• PROBLEM DESCRIPTION
Could you repeat the records below exactly, leaving out any pictures?

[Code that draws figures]
## begin

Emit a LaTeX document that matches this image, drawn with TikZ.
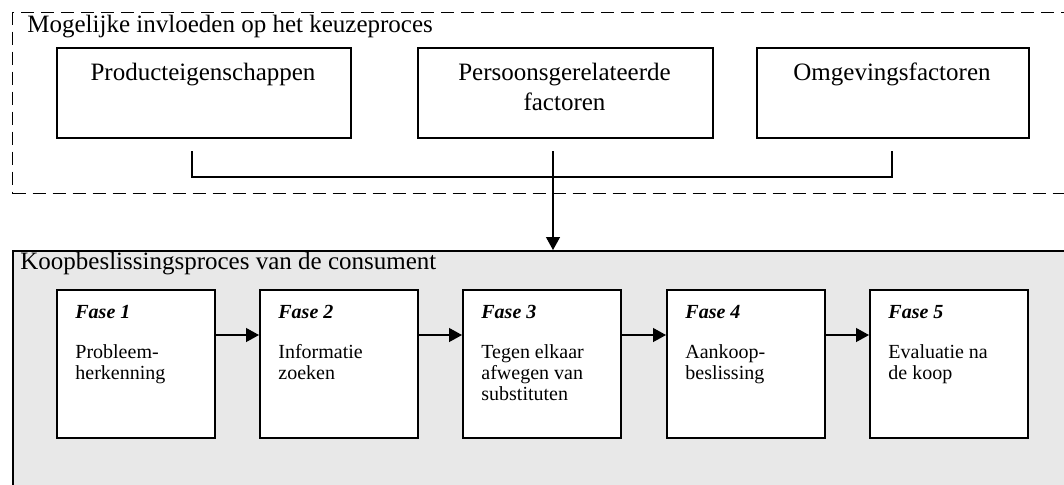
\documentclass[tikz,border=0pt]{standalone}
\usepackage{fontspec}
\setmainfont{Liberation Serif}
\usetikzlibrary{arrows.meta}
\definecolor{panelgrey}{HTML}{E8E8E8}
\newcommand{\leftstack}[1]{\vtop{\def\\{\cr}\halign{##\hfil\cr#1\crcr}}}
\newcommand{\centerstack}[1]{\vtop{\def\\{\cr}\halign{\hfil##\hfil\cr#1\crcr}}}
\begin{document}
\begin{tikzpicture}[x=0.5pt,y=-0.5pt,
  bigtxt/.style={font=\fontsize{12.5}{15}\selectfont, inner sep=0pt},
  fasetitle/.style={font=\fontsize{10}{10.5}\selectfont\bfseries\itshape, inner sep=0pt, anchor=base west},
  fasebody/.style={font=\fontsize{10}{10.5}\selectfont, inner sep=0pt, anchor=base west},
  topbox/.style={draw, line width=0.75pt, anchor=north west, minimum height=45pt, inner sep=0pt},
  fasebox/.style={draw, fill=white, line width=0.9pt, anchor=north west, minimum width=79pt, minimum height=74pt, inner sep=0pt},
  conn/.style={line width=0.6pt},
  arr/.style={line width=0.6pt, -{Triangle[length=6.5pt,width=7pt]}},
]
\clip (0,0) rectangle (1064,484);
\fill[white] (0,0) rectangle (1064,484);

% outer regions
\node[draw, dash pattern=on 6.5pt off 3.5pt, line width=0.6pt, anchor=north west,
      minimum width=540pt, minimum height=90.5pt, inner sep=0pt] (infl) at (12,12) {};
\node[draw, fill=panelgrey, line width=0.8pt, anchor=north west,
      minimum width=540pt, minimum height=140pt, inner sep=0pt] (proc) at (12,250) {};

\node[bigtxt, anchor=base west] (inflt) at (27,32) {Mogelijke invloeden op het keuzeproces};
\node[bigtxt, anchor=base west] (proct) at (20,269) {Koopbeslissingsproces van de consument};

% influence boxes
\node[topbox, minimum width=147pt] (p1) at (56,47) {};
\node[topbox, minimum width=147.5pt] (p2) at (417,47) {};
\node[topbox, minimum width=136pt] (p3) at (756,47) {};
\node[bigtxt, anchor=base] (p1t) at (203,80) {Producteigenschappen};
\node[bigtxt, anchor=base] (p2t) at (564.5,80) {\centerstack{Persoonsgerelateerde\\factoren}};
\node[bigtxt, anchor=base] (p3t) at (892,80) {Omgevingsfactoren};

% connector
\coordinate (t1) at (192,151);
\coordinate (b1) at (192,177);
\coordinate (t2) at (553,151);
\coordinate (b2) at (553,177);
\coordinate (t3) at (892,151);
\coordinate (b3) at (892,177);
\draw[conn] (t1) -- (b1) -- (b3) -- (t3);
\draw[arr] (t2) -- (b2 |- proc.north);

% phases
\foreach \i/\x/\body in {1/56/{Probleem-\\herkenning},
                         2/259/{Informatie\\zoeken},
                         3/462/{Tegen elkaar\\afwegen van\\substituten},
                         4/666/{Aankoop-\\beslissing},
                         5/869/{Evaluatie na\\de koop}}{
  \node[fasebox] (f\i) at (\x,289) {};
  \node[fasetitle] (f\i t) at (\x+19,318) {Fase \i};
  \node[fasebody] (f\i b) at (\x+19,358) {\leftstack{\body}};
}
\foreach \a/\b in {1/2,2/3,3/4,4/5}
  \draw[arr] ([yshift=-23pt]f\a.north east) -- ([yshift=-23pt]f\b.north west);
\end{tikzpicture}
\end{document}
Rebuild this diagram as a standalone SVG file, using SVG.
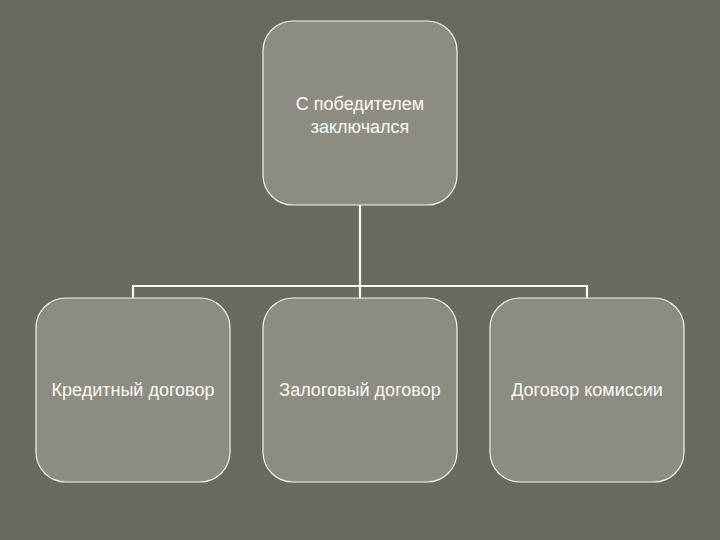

## end

• ANSWER TO THE TASK
Emit a LaTeX document that matches this image, drawn with TikZ.
\documentclass[tikz,border=0pt]{standalone}
\usepackage{fontspec}
\setmainfont{Liberation Serif}
\usetikzlibrary{arrows.meta}
\definecolor{panelgrey}{HTML}{E8E8E8}
\newcommand{\leftstack}[1]{\vtop{\def\\{\cr}\halign{##\hfil\cr#1\crcr}}}
\newcommand{\centerstack}[1]{\vtop{\def\\{\cr}\halign{\hfil##\hfil\cr#1\crcr}}}
\begin{document}
\begin{tikzpicture}[x=0.5pt,y=-0.5pt,
  bigtxt/.style={font=\fontsize{12.5}{15}\selectfont, inner sep=0pt},
  fasetitle/.style={font=\fontsize{10}{10.5}\selectfont\bfseries\itshape, inner sep=0pt, anchor=base west},
  fasebody/.style={font=\fontsize{10}{10.5}\selectfont, inner sep=0pt, anchor=base west},
  topbox/.style={draw, line width=0.75pt, anchor=north west, minimum height=45pt, inner sep=0pt},
  fasebox/.style={draw, fill=white, line width=0.9pt, anchor=north west, minimum width=79pt, minimum height=74pt, inner sep=0pt},
  conn/.style={line width=0.6pt},
  arr/.style={line width=0.6pt, -{Triangle[length=6.5pt,width=7pt]}},
]
\clip (0,0) rectangle (1064,484);
\fill[white] (0,0) rectangle (1064,484);

% outer regions
\node[draw, dash pattern=on 6.5pt off 3.5pt, line width=0.6pt, anchor=north west,
      minimum width=540pt, minimum height=90.5pt, inner sep=0pt] (infl) at (12,12) {};
\node[draw, fill=panelgrey, line width=0.8pt, anchor=north west,
      minimum width=540pt, minimum height=140pt, inner sep=0pt] (proc) at (12,250) {};

\node[bigtxt, anchor=base west] (inflt) at (27,32) {Mogelijke invloeden op het keuzeproces};
\node[bigtxt, anchor=base west] (proct) at (20,269) {Koopbeslissingsproces van de consument};

% influence boxes
\node[topbox, minimum width=147pt] (p1) at (56,47) {};
\node[topbox, minimum width=147.5pt] (p2) at (417,47) {};
\node[topbox, minimum width=136pt] (p3) at (756,47) {};
\node[bigtxt, anchor=base] (p1t) at (203,80) {Producteigenschappen};
\node[bigtxt, anchor=base] (p2t) at (564.5,80) {\centerstack{Persoonsgerelateerde\\factoren}};
\node[bigtxt, anchor=base] (p3t) at (892,80) {Omgevingsfactoren};

% connector
\coordinate (t1) at (192,151);
\coordinate (b1) at (192,177);
\coordinate (t2) at (553,151);
\coordinate (b2) at (553,177);
\coordinate (t3) at (892,151);
\coordinate (b3) at (892,177);
\draw[conn] (t1) -- (b1) -- (b3) -- (t3);
\draw[arr] (t2) -- (b2 |- proc.north);

% phases
\foreach \i/\x/\body in {1/56/{Probleem-\\herkenning},
                         2/259/{Informatie\\zoeken},
                         3/462/{Tegen elkaar\\afwegen van\\substituten},
                         4/666/{Aankoop-\\beslissing},
                         5/869/{Evaluatie na\\de koop}}{
  \node[fasebox] (f\i) at (\x,289) {};
  \node[fasetitle] (f\i t) at (\x+19,318) {Fase \i};
  \node[fasebody] (f\i b) at (\x+19,358) {\leftstack{\body}};
}
\foreach \a/\b in {1/2,2/3,3/4,4/5}
  \draw[arr] ([yshift=-23pt]f\a.north east) -- ([yshift=-23pt]f\b.north west);
\end{tikzpicture}
\end{document}
Rebuild this diagram as a standalone SVG file, using SVG.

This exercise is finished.